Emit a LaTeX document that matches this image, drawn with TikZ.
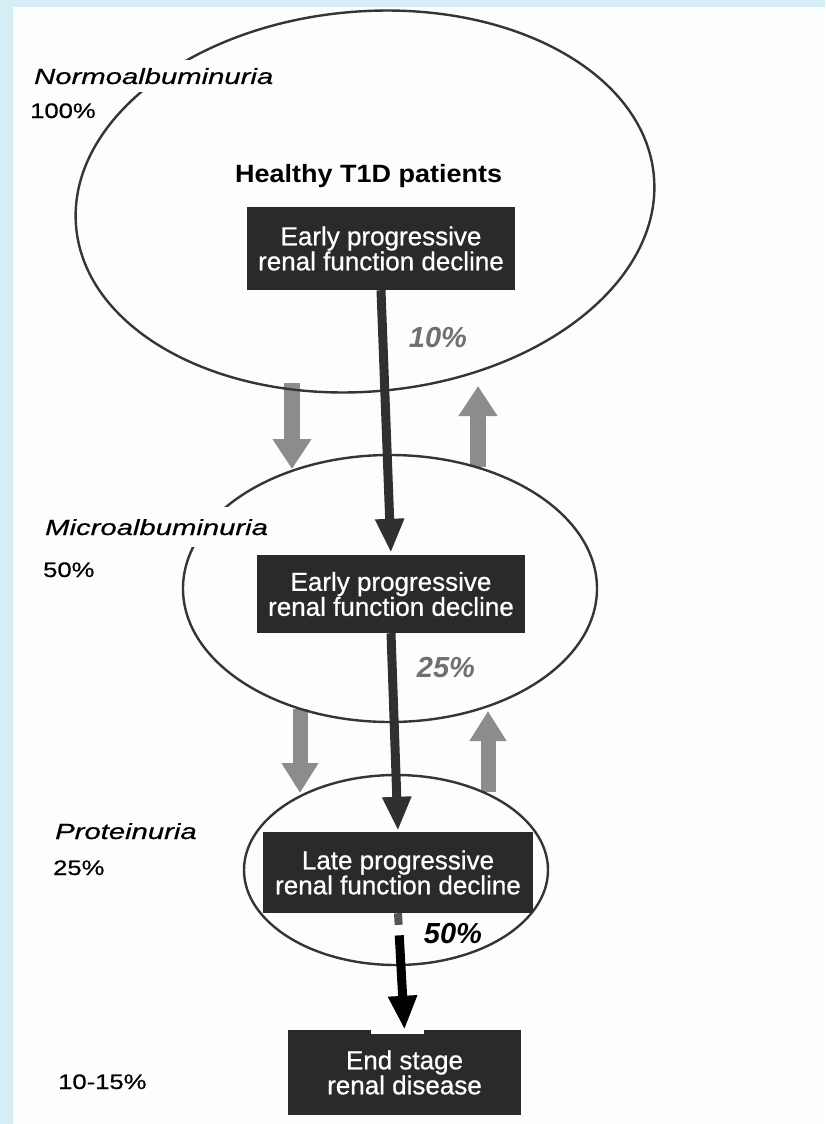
\documentclass[tikz,border=0pt]{standalone}
\usepackage{fontspec}
\setmainfont{Liberation Sans}
\newfontfamily\lblfont[FakeStretch=1.33,FakeBold=0.6]{Liberation Sans}
\newfontfamily\pctfont[FakeStretch=1.22,FakeBold=0.6]{Liberation Sans}
\newfontfamily\headfont[FakeStretch=1.08]{Liberation Sans}
\newfontfamily\boxfont[FakeBold=0.7]{Liberation Sans}
\usetikzlibrary{arrows.meta,calc}
\definecolor{framebg}{HTML}{D6EFF6}
\definecolor{pagebg}{HTML}{FCFDFD}
\definecolor{boxfill}{HTML}{2A2A2A}
\definecolor{mainarrow}{HTML}{303030}
\definecolor{stubgray}{HTML}{555555}
\definecolor{sidearrow}{HTML}{8C8C8C}
\definecolor{pctgray}{HTML}{707070}
\definecolor{ellcol}{HTML}{353535}
\begin{document}
\begin{tikzpicture}[x=1pt,y=-1pt,
  ell/.style={draw=ellcol, line width=2.4pt},
  stagebox/.style={fill=boxfill, text=white, font=\boxfont\fontsize{26}{25}\selectfont, align=center, minimum width=268pt, minimum height=82pt, inner sep=0pt},
  sidelabel/.style={anchor=base west, inner sep=0pt, font=\lblfont\itshape\fontsize{22}{22}\selectfont, text=black},
  gaplabel/.style={sidelabel, fill=pagebg, inner xsep=6pt, inner ysep=8pt},
  sidepct/.style={anchor=base west, inner sep=0pt, font=\pctfont\fontsize{21}{21}\selectfont, text=black},
  midpct/.style={anchor=base, inner sep=0pt, font=\bfseries\itshape\fontsize{29}{29}\selectfont},
  flow/.style={draw=mainarrow, line width=9pt, -{Triangle[width=27pt,length=34pt]}},
  backA/.style={draw=sidearrow, line width=16pt, -{Triangle[width=37pt,length=30pt]}},
  backB/.style={draw=sidearrow, line width=15pt, -{Triangle[width=35pt,length=30pt]}},
]
\useasboundingbox (0,0) rectangle (825,1124);
\fill[framebg] (0,0) rectangle (825,1124);
\fill[pagebg] (13,7) rectangle (825,1124);

% side (gray) arrows between stages
\coordinate (d1s) at (292,383); \coordinate (d1e) at (292,469);
\coordinate (u1s) at (478,467); \coordinate (u1e) at (478,386);
\coordinate (d2s) at (300,709); \coordinate (d2e) at (300,793);
\coordinate (u2s) at (488,792); \coordinate (u2e) at (488,711);
\draw[backA] (d1s) -- (d1e);
\draw[backA] (u1s) -- (u1e);
\draw[backB] (d2s) -- (d2e);
\draw[backB] (u2s) -- (u2e);

% stage ellipses
\draw[ell, rotate around={5:(365,201.5)}] (365,201.5) ellipse [x radius=290, y radius=190];
\draw[ell] (390,588.5) ellipse [x radius=207, y radius=133.5];
\draw[ell] (396,870) ellipse [x radius=152, y radius=95];

% side labels
\node[gaplabel] (lnormo) at (28,84) {Normoalbuminuria};
\node[sidepct] (pnormo) at (30,118) {100\%};
\node[gaplabel, inner ysep=12pt] (lmicro) at (39,535) {Microalbuminuria};
\node[sidepct] (pmicro) at (43,577) {50\%};
\node[sidelabel] (lprot) at (55,839) {Proteinuria};
\node[sidepct] (pprot) at (53,875) {25\%};
\node[sidepct] (pesrd) at (58,1089) {10-15\%};

\node[anchor=base west, inner sep=0pt, font=\headfont\bfseries\fontsize{25}{25}\selectfont] (healthy) at (235,182) {Healthy T1D patients};

% boxes
\node[stagebox, minimum height=83pt] (b1) at (381,248.5) {Early progressive\\renal function decline};
\node[stagebox, minimum height=78pt] (b2) at (391,594) {Early progressive\\renal function decline};
\node[stagebox, minimum height=81pt, minimum width=270pt] (b3) at (398,872.5) {Late progressive\\renal function decline};
\node[stagebox, minimum height=85pt, minimum width=233pt] (b4) at (404.5,1072.5) {End stage\\renal disease};

% main flow
\draw[flow, shorten >=2pt] (b1.south) -- (b2.north);
\draw[flow, shorten >=1pt] (b2.south) -- (b3.north);
\coordinate (s3a) at ($(b3.south)!0.1!(b4.north)$);
\coordinate (s3b) at ($(b3.south)!0.19!(b4.north)$);
\draw[draw=stubgray, line width=8pt] (b3.south) -- (s3a);
\fill[white] ($(b4.north west)+(83,0)$) rectangle ++(53,4);
\draw[flow, draw=black] (s3b) -- (b4.north);

% percentages
\node[midpct, text=pctgray] (p10) at (438,347) {10\%};
\node[midpct, text=pctgray] (p25) at (446,677) {25\%};
\node[midpct, text=black] (p50) at (453,943) {50\%};
\end{tikzpicture}
\end{document}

**Work required**.
Output the data exactly. Pictures don't belong in the result.

**The result**.
Emit a LaTeX document that matches this image, drawn with TikZ.
\documentclass[tikz,border=0pt]{standalone}
\usepackage{fontspec}
\setmainfont{Liberation Sans}
\newfontfamily\lblfont[FakeStretch=1.33,FakeBold=0.6]{Liberation Sans}
\newfontfamily\pctfont[FakeStretch=1.22,FakeBold=0.6]{Liberation Sans}
\newfontfamily\headfont[FakeStretch=1.08]{Liberation Sans}
\newfontfamily\boxfont[FakeBold=0.7]{Liberation Sans}
\usetikzlibrary{arrows.meta,calc}
\definecolor{framebg}{HTML}{D6EFF6}
\definecolor{pagebg}{HTML}{FCFDFD}
\definecolor{boxfill}{HTML}{2A2A2A}
\definecolor{mainarrow}{HTML}{303030}
\definecolor{stubgray}{HTML}{555555}
\definecolor{sidearrow}{HTML}{8C8C8C}
\definecolor{pctgray}{HTML}{707070}
\definecolor{ellcol}{HTML}{353535}
\begin{document}
\begin{tikzpicture}[x=1pt,y=-1pt,
  ell/.style={draw=ellcol, line width=2.4pt},
  stagebox/.style={fill=boxfill, text=white, font=\boxfont\fontsize{26}{25}\selectfont, align=center, minimum width=268pt, minimum height=82pt, inner sep=0pt},
  sidelabel/.style={anchor=base west, inner sep=0pt, font=\lblfont\itshape\fontsize{22}{22}\selectfont, text=black},
  gaplabel/.style={sidelabel, fill=pagebg, inner xsep=6pt, inner ysep=8pt},
  sidepct/.style={anchor=base west, inner sep=0pt, font=\pctfont\fontsize{21}{21}\selectfont, text=black},
  midpct/.style={anchor=base, inner sep=0pt, font=\bfseries\itshape\fontsize{29}{29}\selectfont},
  flow/.style={draw=mainarrow, line width=9pt, -{Triangle[width=27pt,length=34pt]}},
  backA/.style={draw=sidearrow, line width=16pt, -{Triangle[width=37pt,length=30pt]}},
  backB/.style={draw=sidearrow, line width=15pt, -{Triangle[width=35pt,length=30pt]}},
]
\useasboundingbox (0,0) rectangle (825,1124);
\fill[framebg] (0,0) rectangle (825,1124);
\fill[pagebg] (13,7) rectangle (825,1124);

% side (gray) arrows between stages
\coordinate (d1s) at (292,383); \coordinate (d1e) at (292,469);
\coordinate (u1s) at (478,467); \coordinate (u1e) at (478,386);
\coordinate (d2s) at (300,709); \coordinate (d2e) at (300,793);
\coordinate (u2s) at (488,792); \coordinate (u2e) at (488,711);
\draw[backA] (d1s) -- (d1e);
\draw[backA] (u1s) -- (u1e);
\draw[backB] (d2s) -- (d2e);
\draw[backB] (u2s) -- (u2e);

% stage ellipses
\draw[ell, rotate around={5:(365,201.5)}] (365,201.5) ellipse [x radius=290, y radius=190];
\draw[ell] (390,588.5) ellipse [x radius=207, y radius=133.5];
\draw[ell] (396,870) ellipse [x radius=152, y radius=95];

% side labels
\node[gaplabel] (lnormo) at (28,84) {Normoalbuminuria};
\node[sidepct] (pnormo) at (30,118) {100\%};
\node[gaplabel, inner ysep=12pt] (lmicro) at (39,535) {Microalbuminuria};
\node[sidepct] (pmicro) at (43,577) {50\%};
\node[sidelabel] (lprot) at (55,839) {Proteinuria};
\node[sidepct] (pprot) at (53,875) {25\%};
\node[sidepct] (pesrd) at (58,1089) {10-15\%};

\node[anchor=base west, inner sep=0pt, font=\headfont\bfseries\fontsize{25}{25}\selectfont] (healthy) at (235,182) {Healthy T1D patients};

% boxes
\node[stagebox, minimum height=83pt] (b1) at (381,248.5) {Early progressive\\renal function decline};
\node[stagebox, minimum height=78pt] (b2) at (391,594) {Early progressive\\renal function decline};
\node[stagebox, minimum height=81pt, minimum width=270pt] (b3) at (398,872.5) {Late progressive\\renal function decline};
\node[stagebox, minimum height=85pt, minimum width=233pt] (b4) at (404.5,1072.5) {End stage\\renal disease};

% main flow
\draw[flow, shorten >=2pt] (b1.south) -- (b2.north);
\draw[flow, shorten >=1pt] (b2.south) -- (b3.north);
\coordinate (s3a) at ($(b3.south)!0.1!(b4.north)$);
\coordinate (s3b) at ($(b3.south)!0.19!(b4.north)$);
\draw[draw=stubgray, line width=8pt] (b3.south) -- (s3a);
\fill[white] ($(b4.north west)+(83,0)$) rectangle ++(53,4);
\draw[flow, draw=black] (s3b) -- (b4.north);

% percentages
\node[midpct, text=pctgray] (p10) at (438,347) {10\%};
\node[midpct, text=pctgray] (p25) at (446,677) {25\%};
\node[midpct, text=black] (p50) at (453,943) {50\%};
\end{tikzpicture}
\end{document}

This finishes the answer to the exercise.